When EDI 3PL integration is done well, the benefits are quiet but material. Chargebacks decline, receiving disputes drop, scorecards stabilize, and the business stops arguing about things it cannot prove.

More importantly, teams regain confidence. They trust that what shipped is what was reported and that what was reported will be accepted, freeing attention for growth instead of cleanup. That is the customer benefit G10 aims to deliver: reduced friction, faster learning from retailer feedback, and restored confidence that compliance is enforced by the system rather than memory.

FAQ

Is EDI still relevant, or is it being replaced by APIs?
For large retailers and distributors, EDI remains the primary enforcement mechanism, even when APIs exist alongside it.

Can a 3PL handle EDI on behalf of a brand?
Yes, but only if EDI requirements are tightly integrated with warehouse execution rather than treated as paperwork.

What causes most retailer chargebacks?
Timing mismatches, incorrect ASNs, labeling errors, and carton-level discrepancies that originate on the warehouse floor.

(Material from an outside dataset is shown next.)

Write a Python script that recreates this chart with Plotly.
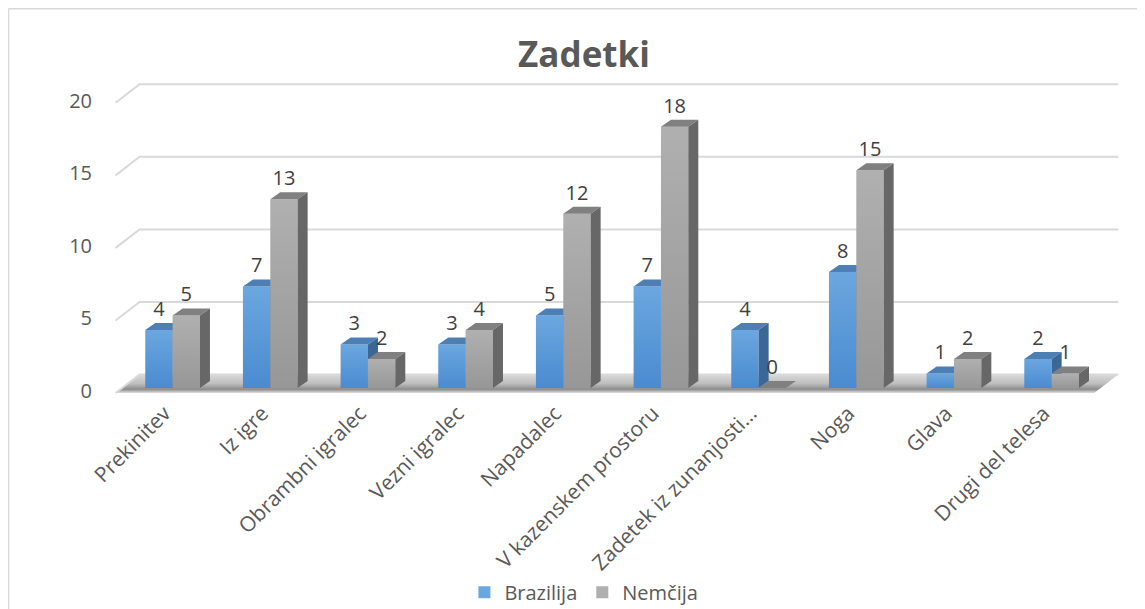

How long does EDI 3PL integration take?
It depends on the number of retailers and rule complexity, but clarity and discipline matter more than raw speed.

What is the biggest risk in EDI projects?
Assuming that passing file validation means compliance, when enforcement actually happens later through scorecards and penalties.

How does G10 reduce EDI risk?
By embedding retailer rules into execution workflows and using scan-confirmed events to drive EDI signals.

What is the real business benefit of getting this right?
Fewer chargebacks, smoother retailer relationships, and confidence that compliance is enforced by the system, not memory.